───── GIVEN DATA ─────
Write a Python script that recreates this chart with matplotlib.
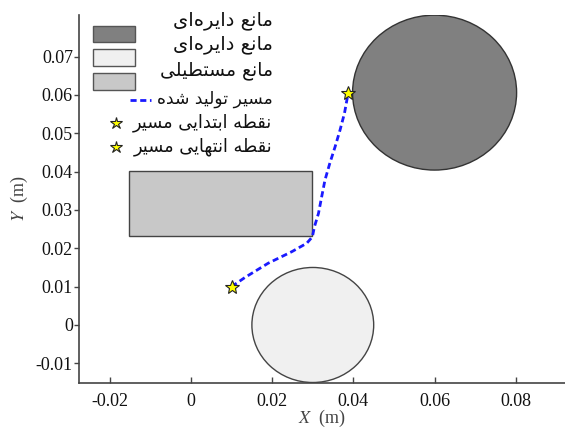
import matplotlib
matplotlib.use("Agg")
import matplotlib.pyplot as plt
from matplotlib.patches import Circle, Rectangle
from matplotlib.lines import Line2D

# ---------------- data ----------------
circle_dark_center = (0.060, 0.0606)
circle_dark_radius = 0.0202
circle_light_center = (0.030, 0.000)
circle_light_radius = 0.015
rect_origin = (-0.0152, 0.0232)
rect_size = (0.0451, 0.0170)

path_x = [0.0100, 0.0133, 0.0190, 0.0248, 0.0285, 0.0299, 0.0304, 0.0314,
          0.0322, 0.0330, 0.0342, 0.0355, 0.0367, 0.0378, 0.0387]
path_y = [0.0100, 0.0124, 0.0161, 0.0191, 0.0213, 0.0230, 0.0256, 0.0291,
          0.0335, 0.0378, 0.0422, 0.0465, 0.0508, 0.0552, 0.0604]
start_point = (0.0100, 0.0100)
end_point = (0.0387, 0.0604)

xticks = [-0.02, 0, 0.02, 0.04, 0.06, 0.08]
xtick_labels = ["-0.02", "0", "0.02", "0.04", "0.06", "0.08"]
yticks = [-0.01, 0, 0.01, 0.02, 0.03, 0.04, 0.05, 0.06, 0.07]
ytick_labels = ["-0.01", "0", "0.01", "0.02", "0.03", "0.04", "0.05", "0.06", "0.07"]

legend_labels = ["مانع دایره‌ای", "مانع دایره‌ای", "مانع مستطیلی",
                 "مسیر تولید شده", "نقطه ابتدایی مسیر", "نقطه انتهایی مسیر"]

# ---------------- simple Persian shaping for display ----------------
FORMS = {
    'ا': ('\uFE8D', '\uFE8E', None, None),
    'ب': ('\uFE8F', '\uFE90', '\uFE91', '\uFE92'),
    'ت': ('\uFE95', '\uFE96', '\uFE97', '\uFE98'),
    'د': ('\uFEA9', '\uFEAA', None, None),
    'ر': ('\uFEAD', '\uFEAE', None, None),
    'س': ('\uFEB1', '\uFEB2', '\uFEB3', '\uFEB4'),
    'ش': ('\uFEB5', '\uFEB6', '\uFEB7', '\uFEB8'),
    'ط': ('\uFEC1', '\uFEC2', '\uFEC3', '\uFEC4'),
    'ع': ('\uFEC9', '\uFECA', '\uFECB', '\uFECC'),
    'ق': ('\uFED5', '\uFED6', '\uFED7', '\uFED8'),
    'ل': ('\uFEDD', '\uFEDE', '\uFEDF', '\uFEE0'),
    'م': ('\uFEE1', '\uFEE2', '\uFEE3', '\uFEE4'),
    'ن': ('\uFEE5', '\uFEE6', '\uFEE7', '\uFEE8'),
    'ه': ('\uFEE9', '\uFEEA', '\uFEEB', '\uFEEC'),
    'و': ('\uFEED', '\uFEEE', None, None),
    'ی': ('\uFBFC', '\uFBFD', '\uFBFE', '\uFBFF'),
}


def shape_rtl(s):
    out = []
    n = len(s)
    for i, ch in enumerate(s):
        if ch == '\u200c':
            continue
        if ch not in FORMS:
            out.append(ch)
            continue
        prev = s[i - 1] if i > 0 else None
        nxt = s[i + 1] if i < n - 1 else None
        jp = prev in FORMS and FORMS[prev][2] is not None
        jn = FORMS[ch][2] is not None and nxt in FORMS
        iso, fin, ini, med = FORMS[ch]
        if jp and jn:
            out.append(med)
        elif jp:
            out.append(fin)
        elif jn:
            out.append(ini)
        else:
            out.append(iso)
    return ''.join(reversed(out))


plt.rcParams['mathtext.fontset'] = 'stix'

W, H = 565, 428
fig = plt.figure(figsize=(W / 100, H / 100), dpi=100)
ax = fig.add_axes([79.3 / W, 1 - 382.7 / H, 1 - 79.3 / W, (382.7 - 15) / H])

ax.add_patch(Circle(circle_dark_center, circle_dark_radius, facecolor='#808080',
                    edgecolor='#333333', lw=1.0, zorder=2))
ax.add_patch(Circle(circle_light_center, circle_light_radius, facecolor='#f0f0f0',
                    edgecolor='#444444', lw=1.0, zorder=2))
ax.add_patch(Rectangle(rect_origin, rect_size[0], rect_size[1], facecolor='#c8c8c8',
                       edgecolor='#444444', lw=1.0, zorder=2))
ax.plot(path_x, path_y, color='#1a1aff', lw=2.0, linestyle=(0, (2.2, 1.3)), zorder=3)
ax.plot([start_point[0]], [start_point[1]], marker='*', ms=10, mfc='#ffff00',
        mec='#222222', mew=0.8, ls='none', zorder=4)
ax.plot([end_point[0]], [end_point[1]], marker='*', ms=10, mfc='#ffff00',
        mec='#222222', mew=0.8, ls='none', zorder=4)

ax.set_xlim(-0.02751, 0.09212)
ax.set_ylim(-0.01505, 0.08084)
ax.set_xticks(xticks)
ax.set_xticklabels(xtick_labels)
ax.set_yticks(yticks)
ax.set_yticklabels(ytick_labels)

for s in ['top', 'right']:
    ax.spines[s].set_visible(False)
for s in ['left', 'bottom']:
    ax.spines[s].set_color('#444444')
    ax.spines[s].set_linewidth(1.2)

tick_family = ['Liberation Serif', 'DejaVu Serif']
for lab in ax.get_xticklabels() + ax.get_yticklabels():
    lab.set_fontfamily(tick_family)
    lab.set_fontsize(13)
ax.tick_params(axis='x', direction='in', length=4, width=1.0, colors='#444444',
               labelcolor='#111111', pad=7.2)
ax.tick_params(axis='y', direction='out', length=3.6, width=1.0, colors='#444444',
               labelcolor='#111111', pad=1)

ax.set_xlabel(r'$X$  (m)', fontsize=13, family=['Liberation Serif'], color='#444444',
              labelpad=-1.5)
ax.set_ylabel(r'$Y$  (m)', fontsize=13, family=['Liberation Serif'], color='#444444',
              labelpad=4)

# ---------------- hand-placed legend (figure pixels) ----------------
def fx(px):
    return px / W


def fy(py):
    return 1 - py / H


tf = fig.transFigure
patch_colors = ['#808080', '#f0f0f0', '#c8c8c8']
patch_rows = [(26, 42), (49.5, 65.7), (72.7, 90)]
for c, (t, b) in zip(patch_colors, patch_rows):
    fig.patches.append(Rectangle((fx(93.3), fy(b)), fx(135) - fx(93.3), fy(t) - fy(b),
                                 transform=tf, facecolor=c, edgecolor='#555555', lw=1.0))
fig.lines.append(Line2D([fx(130), fx(151)], [fy(100), fy(100)], transform=tf,
                        color='#1a1aff', lw=2.0, linestyle=(0, (2.2, 1.3))))
for yy in (123, 147):
    fig.lines.append(Line2D([fx(116)], [fy(yy)], transform=tf, marker='*', ms=9,
                            mfc='#ffff00', mec='#222222', mew=0.8, ls='none'))

text_rows = [20.7, 45, 70, 99, 123, 147]
text_sizes = [14, 14, 13.5, 12.3, 12.8, 12.8]
for lab, yy, fs in zip(legend_labels, text_rows, text_sizes):
    fig.text(fx(272.5), fy(yy), shape_rtl(lab), ha='right', va='center',
             fontsize=fs, family=['DejaVu Sans'], color='#111111')

fig.savefig('out.png', dpi=100)
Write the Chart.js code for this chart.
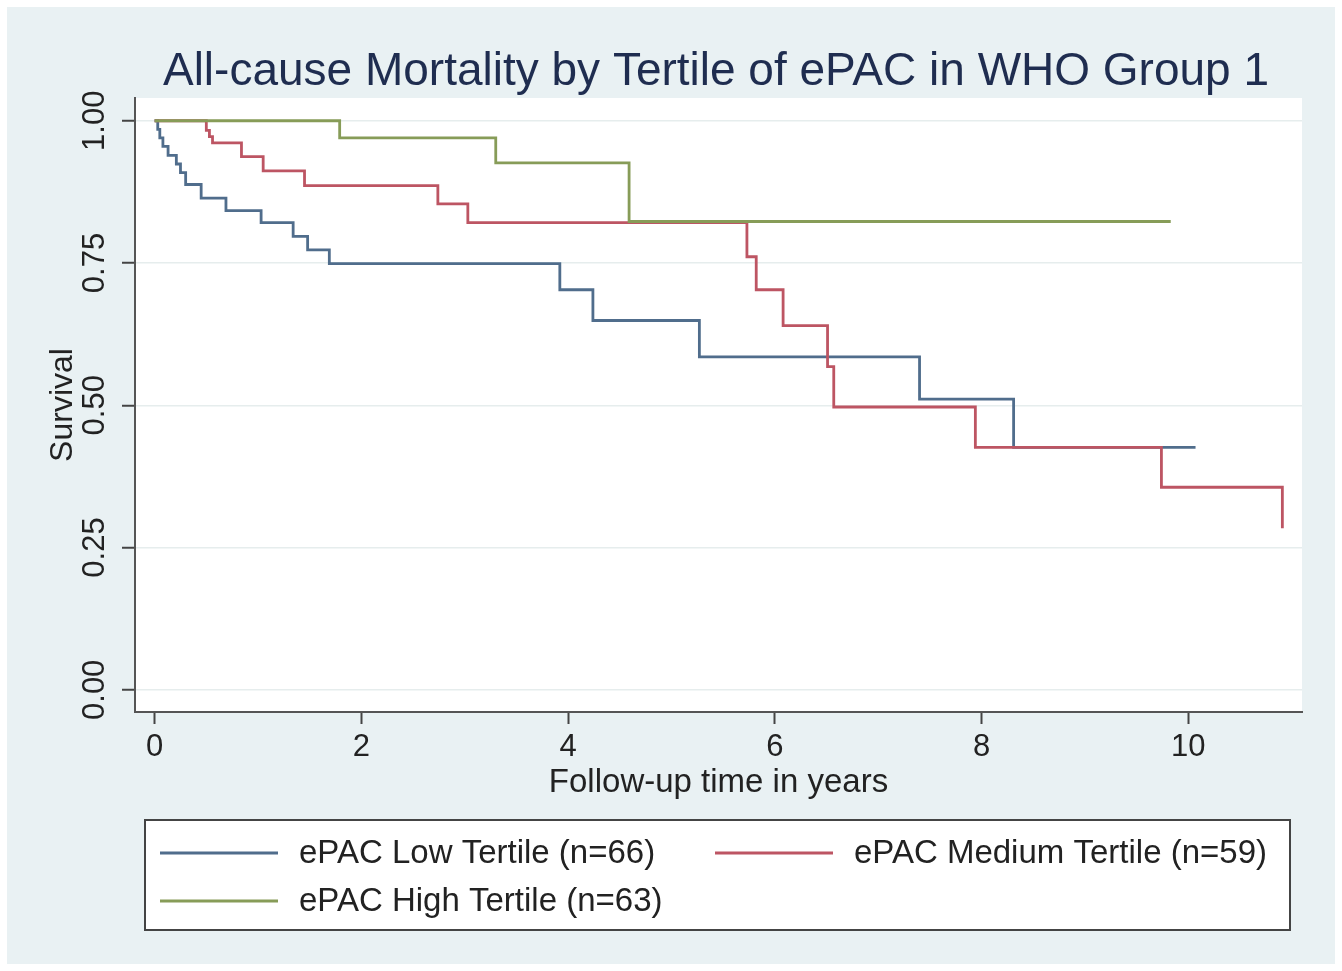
<!DOCTYPE html>
<html>
<head>
<meta charset="utf-8">
<title>All-cause Mortality by Tertile of ePAC</title>
<script src="https://cdn.jsdelivr.net/npm/chart.js@4.4.1/dist/chart.umd.min.js"></script>
<style>
  html, body { margin: 0; padding: 0; background: #ffffff; }
</style>
</head>
<body>
<canvas id="kmChart" width="1342" height="971"></canvas>
<script>
// Kaplan-Meier step points (time in years, survival)
const lowTime  = [0, 0.03, 0.05, 0.08, 0.13, 0.21, 0.25, 0.30, 0.45, 0.69, 1.03, 1.34, 1.48, 1.69, 3.92, 4.24, 5.27, 7.40, 8.31, 10.07];
const lowSurv  = [1.0, 0.985, 0.970, 0.955, 0.939, 0.924, 0.909, 0.888, 0.864, 0.842, 0.821, 0.797, 0.773, 0.749, 0.703, 0.649, 0.585, 0.511, 0.426, 0.426];

const medTime  = [0, 0.50, 0.53, 0.56, 0.84, 1.05, 1.45, 2.74, 3.03, 5.73, 5.82, 6.08, 6.51, 6.57, 7.94, 9.74, 10.91];
const medSurv  = [1.0, 0.983, 0.972, 0.961, 0.937, 0.912, 0.886, 0.854, 0.821, 0.761, 0.703, 0.640, 0.568, 0.497, 0.426, 0.356, 0.284];

const highTime = [0, 1.79, 3.30, 4.59, 9.83];
const highSurv = [1.0, 0.970, 0.926, 0.823, 0.823];

const seriesLabels = ['ePAC Low Tertile (n=66)', 'ePAC Medium Tertile (n=59)', 'ePAC High Tertile (n=63)'];
const xTicks = [0, 2, 4, 6, 8, 10];
const yTicks = [0, 0.25, 0.5, 0.75, 1];

const FONT = '"Liberation Sans", Arial, Helvetica, sans-serif';

function toPoints(t, s) {
  return t.map((v, i) => ({ x: v, y: s[i] }));
}

// stata-ish background, plot region, title and boxed legend
const stataLook = {
  id: 'stataLook',
  beforeDraw(chart) {
    const c = chart.ctx, a = chart.chartArea;
    c.save();
    c.fillStyle = '#ffffff';
    c.fillRect(0, 0, chart.width, chart.height);
    c.fillStyle = '#e9f1f3';
    c.fillRect(7, 7, chart.width - 14, chart.height - 14);
    c.fillStyle = '#ffffff';
    c.fillRect(a.left, a.top, a.right - a.left, a.bottom - a.top);
    c.restore();
  },
  afterDraw(chart) {
    const c = chart.ctx;
    c.save();
    // title
    c.fillStyle = '#1f2d50';
    c.font = '46px ' + FONT;
    c.textAlign = 'center';
    c.textBaseline = 'middle';
    c.fillText('All-cause Mortality by Tertile of ePAC in WHO Group 1', 716, 72);

    // legend box
    c.fillStyle = '#ffffff';
    c.fillRect(145, 820, 1145, 110);
    c.strokeStyle = '#444444';
    c.lineWidth = 2;
    c.strokeRect(145, 820, 1145, 110);

    const slots = [[160, 853], [715, 853], [160, 901]];
    c.font = '33px ' + FONT;
    c.textAlign = 'left';
    chart.data.datasets.forEach((ds, i) => {
      const [lx, ly] = slots[i];
      c.strokeStyle = ds.borderColor;
      c.lineWidth = 2.8;
      c.beginPath();
      c.moveTo(lx, ly);
      c.lineTo(lx + 118, ly);
      c.stroke();
      c.fillStyle = '#222222';
      c.fillText(ds.label, lx + 139, ly + 1);
    });
    c.restore();
  }
};

const ctx = document.getElementById('kmChart').getContext('2d');

const kmChart = new Chart(ctx, {
  type: 'line',
  data: {
    datasets: [
      {
        label: seriesLabels[0],
        data: toPoints(lowTime, lowSurv),
        borderColor: '#506d8c',
        order: 3
      },
      {
        label: seriesLabels[1],
        data: toPoints(medTime, medSurv),
        borderColor: '#bd5563',
        order: 2
      },
      {
        label: seriesLabels[2],
        data: toPoints(highTime, highSurv),
        borderColor: '#879c58',
        order: 1
      }
    ]
  },
  options: {
    responsive: false,
    animation: false,
    elements: {
      line: { stepped: true, borderWidth: 2.8, fill: false, tension: 0 },
      point: { radius: 0, hoverRadius: 0 }
    },
    layout: { padding: { left: 0, right: 40, top: 98, bottom: 159 } },
    plugins: {
      legend: { display: false },
      title: { display: false },
      tooltip: { enabled: false }
    },
    scales: {
      x: {
        type: 'linear',
        min: -0.19,
        max: 11.1,
        afterBuildTicks: s => { s.ticks = xTicks.map(v => ({ value: v })); },
        afterFit: s => { s.height = 100; },
        ticks: {
          autoSkip: false, minRotation: 0, maxRotation: 0, padding: 5,
          color: '#222222', font: { family: FONT, size: 31 }
        },
        grid: { drawOnChartArea: false, tickLength: 12, tickColor: '#444444', tickWidth: 2 },
        border: { color: '#555555', width: 2 },
        title: {
          display: true, text: 'Follow-up time in years', color: '#222222',
          font: { family: FONT, size: 33 }, padding: { top: 0, bottom: 9 }
        }
      },
      y: {
        type: 'linear',
        min: -0.039,
        max: 1.04,
        afterBuildTicks: s => { s.ticks = yTicks.map(v => ({ value: v })); },
        afterFit: s => { s.width = 135; },
        ticks: {
          autoSkip: false, minRotation: 90, maxRotation: 90, crossAlign: 'center', padding: -4,
          color: '#222222', font: { family: FONT, size: 31 },
          callback: v => v.toFixed(2)
        },
        grid: { color: '#e6eded', lineWidth: 1.5, tickLength: 13, tickColor: '#444444', tickWidth: 2 },
        border: { color: '#555555', width: 2 },
        title: {
          display: true, text: 'Survival', color: '#222222',
          font: { family: FONT, size: 32 }, padding: { top: 44, bottom: 0 }
        }
      }
    }
  },
  plugins: [stataLook]
});
</script>
</body>
</html>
─────
» GIVEN REQUEST
Repeat exactly the lines from the first line of the records above through the line containing "rect_size = (0.0451, 0.0170)", both included. Leave out the pictures.

» FINISHED ANSWER
Write a Python script that recreates this chart with matplotlib.
import matplotlib
matplotlib.use("Agg")
import matplotlib.pyplot as plt
from matplotlib.patches import Circle, Rectangle
from matplotlib.lines import Line2D

# ---------------- data ----------------
circle_dark_center = (0.060, 0.0606)
circle_dark_radius = 0.0202
circle_light_center = (0.030, 0.000)
circle_light_radius = 0.015
rect_origin = (-0.0152, 0.0232)
rect_size = (0.0451, 0.0170)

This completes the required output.